(Objective) Leave the pictures out, and retype all of the material exactly as written.

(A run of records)
-- Begin --

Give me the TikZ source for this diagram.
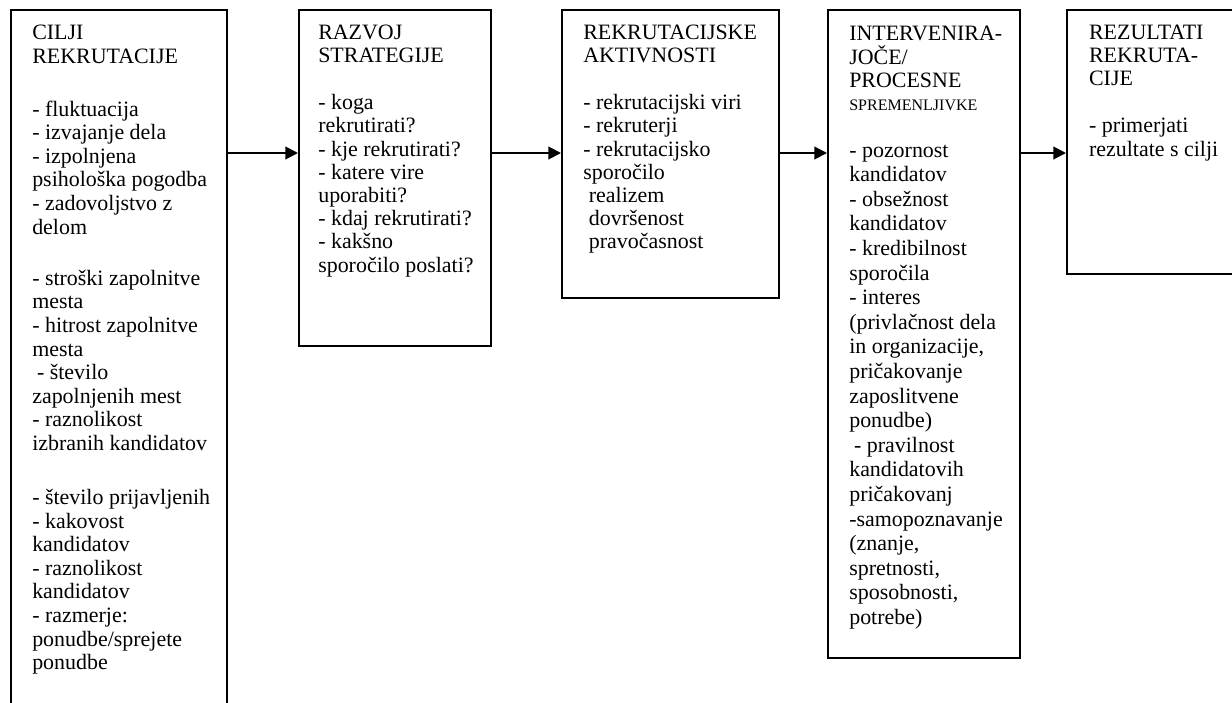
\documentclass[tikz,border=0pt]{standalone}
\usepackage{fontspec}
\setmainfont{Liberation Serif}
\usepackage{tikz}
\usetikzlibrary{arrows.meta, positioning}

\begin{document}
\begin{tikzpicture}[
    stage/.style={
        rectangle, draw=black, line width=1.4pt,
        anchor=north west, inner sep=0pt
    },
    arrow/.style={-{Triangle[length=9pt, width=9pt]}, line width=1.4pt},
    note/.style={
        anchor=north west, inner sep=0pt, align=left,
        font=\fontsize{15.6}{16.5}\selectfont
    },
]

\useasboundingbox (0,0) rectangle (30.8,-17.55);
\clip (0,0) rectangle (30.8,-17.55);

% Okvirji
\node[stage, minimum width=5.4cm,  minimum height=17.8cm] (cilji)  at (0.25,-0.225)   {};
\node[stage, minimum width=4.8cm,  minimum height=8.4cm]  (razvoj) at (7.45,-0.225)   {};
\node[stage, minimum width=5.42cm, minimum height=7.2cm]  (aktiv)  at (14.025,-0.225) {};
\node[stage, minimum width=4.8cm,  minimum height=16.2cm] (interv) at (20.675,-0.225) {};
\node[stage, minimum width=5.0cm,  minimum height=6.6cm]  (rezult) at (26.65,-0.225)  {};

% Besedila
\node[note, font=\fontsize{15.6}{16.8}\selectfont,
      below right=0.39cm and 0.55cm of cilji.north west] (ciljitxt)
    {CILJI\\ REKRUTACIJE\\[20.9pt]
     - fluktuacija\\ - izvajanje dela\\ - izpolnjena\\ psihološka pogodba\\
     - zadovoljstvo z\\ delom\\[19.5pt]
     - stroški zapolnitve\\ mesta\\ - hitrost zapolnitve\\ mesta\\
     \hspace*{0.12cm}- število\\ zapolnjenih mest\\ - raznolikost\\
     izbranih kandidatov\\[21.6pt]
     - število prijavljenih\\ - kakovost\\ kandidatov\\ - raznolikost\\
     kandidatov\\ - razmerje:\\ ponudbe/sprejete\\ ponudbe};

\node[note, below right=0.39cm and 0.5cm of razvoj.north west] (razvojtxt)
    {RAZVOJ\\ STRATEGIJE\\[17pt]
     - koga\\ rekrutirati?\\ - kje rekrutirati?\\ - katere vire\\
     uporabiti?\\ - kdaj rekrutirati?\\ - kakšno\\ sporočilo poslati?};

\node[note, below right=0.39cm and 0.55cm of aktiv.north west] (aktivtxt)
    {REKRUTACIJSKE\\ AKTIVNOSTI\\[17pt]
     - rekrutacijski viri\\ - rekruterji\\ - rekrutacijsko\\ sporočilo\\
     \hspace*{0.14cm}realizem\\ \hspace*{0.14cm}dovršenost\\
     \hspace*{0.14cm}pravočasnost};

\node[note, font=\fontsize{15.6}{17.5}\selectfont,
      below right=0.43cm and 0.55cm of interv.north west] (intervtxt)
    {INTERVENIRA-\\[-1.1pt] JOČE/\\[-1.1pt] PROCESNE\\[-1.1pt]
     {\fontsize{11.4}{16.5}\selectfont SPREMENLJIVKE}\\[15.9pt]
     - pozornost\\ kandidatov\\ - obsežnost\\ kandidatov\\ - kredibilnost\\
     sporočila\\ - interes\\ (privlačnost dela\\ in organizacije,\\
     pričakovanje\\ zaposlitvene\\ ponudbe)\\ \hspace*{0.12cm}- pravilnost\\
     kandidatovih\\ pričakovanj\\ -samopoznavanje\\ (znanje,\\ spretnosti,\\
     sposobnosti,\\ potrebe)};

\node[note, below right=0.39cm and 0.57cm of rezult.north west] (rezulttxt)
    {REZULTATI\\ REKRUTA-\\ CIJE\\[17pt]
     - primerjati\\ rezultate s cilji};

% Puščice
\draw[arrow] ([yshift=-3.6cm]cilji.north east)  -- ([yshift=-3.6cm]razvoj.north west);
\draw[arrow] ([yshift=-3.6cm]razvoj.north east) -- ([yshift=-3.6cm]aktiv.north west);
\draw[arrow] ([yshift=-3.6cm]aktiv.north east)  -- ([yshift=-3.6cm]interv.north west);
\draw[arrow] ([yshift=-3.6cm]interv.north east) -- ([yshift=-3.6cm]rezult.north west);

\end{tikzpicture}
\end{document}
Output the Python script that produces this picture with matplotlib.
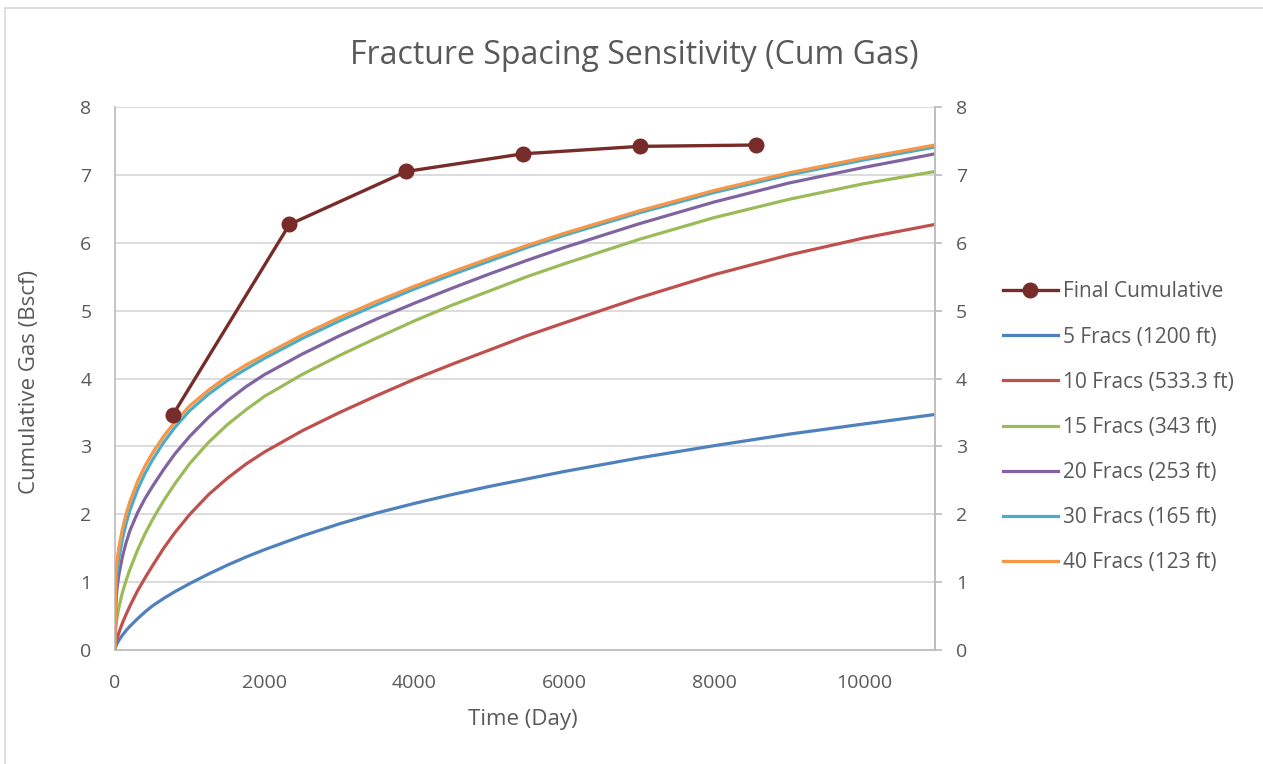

-- End --

(Task solution)
Give me the TikZ source for this diagram.
\documentclass[tikz,border=0pt]{standalone}
\usepackage{fontspec}
\setmainfont{Liberation Serif}
\usepackage{tikz}
\usetikzlibrary{arrows.meta, positioning}

\begin{document}
\begin{tikzpicture}[
    stage/.style={
        rectangle, draw=black, line width=1.4pt,
        anchor=north west, inner sep=0pt
    },
    arrow/.style={-{Triangle[length=9pt, width=9pt]}, line width=1.4pt},
    note/.style={
        anchor=north west, inner sep=0pt, align=left,
        font=\fontsize{15.6}{16.5}\selectfont
    },
]

\useasboundingbox (0,0) rectangle (30.8,-17.55);
\clip (0,0) rectangle (30.8,-17.55);

% Okvirji
\node[stage, minimum width=5.4cm,  minimum height=17.8cm] (cilji)  at (0.25,-0.225)   {};
\node[stage, minimum width=4.8cm,  minimum height=8.4cm]  (razvoj) at (7.45,-0.225)   {};
\node[stage, minimum width=5.42cm, minimum height=7.2cm]  (aktiv)  at (14.025,-0.225) {};
\node[stage, minimum width=4.8cm,  minimum height=16.2cm] (interv) at (20.675,-0.225) {};
\node[stage, minimum width=5.0cm,  minimum height=6.6cm]  (rezult) at (26.65,-0.225)  {};

% Besedila
\node[note, font=\fontsize{15.6}{16.8}\selectfont,
      below right=0.39cm and 0.55cm of cilji.north west] (ciljitxt)
    {CILJI\\ REKRUTACIJE\\[20.9pt]
     - fluktuacija\\ - izvajanje dela\\ - izpolnjena\\ psihološka pogodba\\
     - zadovoljstvo z\\ delom\\[19.5pt]
     - stroški zapolnitve\\ mesta\\ - hitrost zapolnitve\\ mesta\\
     \hspace*{0.12cm}- število\\ zapolnjenih mest\\ - raznolikost\\
     izbranih kandidatov\\[21.6pt]
     - število prijavljenih\\ - kakovost\\ kandidatov\\ - raznolikost\\
     kandidatov\\ - razmerje:\\ ponudbe/sprejete\\ ponudbe};

\node[note, below right=0.39cm and 0.5cm of razvoj.north west] (razvojtxt)
    {RAZVOJ\\ STRATEGIJE\\[17pt]
     - koga\\ rekrutirati?\\ - kje rekrutirati?\\ - katere vire\\
     uporabiti?\\ - kdaj rekrutirati?\\ - kakšno\\ sporočilo poslati?};

\node[note, below right=0.39cm and 0.55cm of aktiv.north west] (aktivtxt)
    {REKRUTACIJSKE\\ AKTIVNOSTI\\[17pt]
     - rekrutacijski viri\\ - rekruterji\\ - rekrutacijsko\\ sporočilo\\
     \hspace*{0.14cm}realizem\\ \hspace*{0.14cm}dovršenost\\
     \hspace*{0.14cm}pravočasnost};

\node[note, font=\fontsize{15.6}{17.5}\selectfont,
      below right=0.43cm and 0.55cm of interv.north west] (intervtxt)
    {INTERVENIRA-\\[-1.1pt] JOČE/\\[-1.1pt] PROCESNE\\[-1.1pt]
     {\fontsize{11.4}{16.5}\selectfont SPREMENLJIVKE}\\[15.9pt]
     - pozornost\\ kandidatov\\ - obsežnost\\ kandidatov\\ - kredibilnost\\
     sporočila\\ - interes\\ (privlačnost dela\\ in organizacije,\\
     pričakovanje\\ zaposlitvene\\ ponudbe)\\ \hspace*{0.12cm}- pravilnost\\
     kandidatovih\\ pričakovanj\\ -samopoznavanje\\ (znanje,\\ spretnosti,\\
     sposobnosti,\\ potrebe)};

\node[note, below right=0.39cm and 0.57cm of rezult.north west] (rezulttxt)
    {REZULTATI\\ REKRUTA-\\ CIJE\\[17pt]
     - primerjati\\ rezultate s cilji};

% Puščice
\draw[arrow] ([yshift=-3.6cm]cilji.north east)  -- ([yshift=-3.6cm]razvoj.north west);
\draw[arrow] ([yshift=-3.6cm]razvoj.north east) -- ([yshift=-3.6cm]aktiv.north west);
\draw[arrow] ([yshift=-3.6cm]aktiv.north east)  -- ([yshift=-3.6cm]interv.north west);
\draw[arrow] ([yshift=-3.6cm]interv.north east) -- ([yshift=-3.6cm]rezult.north west);

\end{tikzpicture}
\end{document}
Output the Python script that produces this picture with matplotlib.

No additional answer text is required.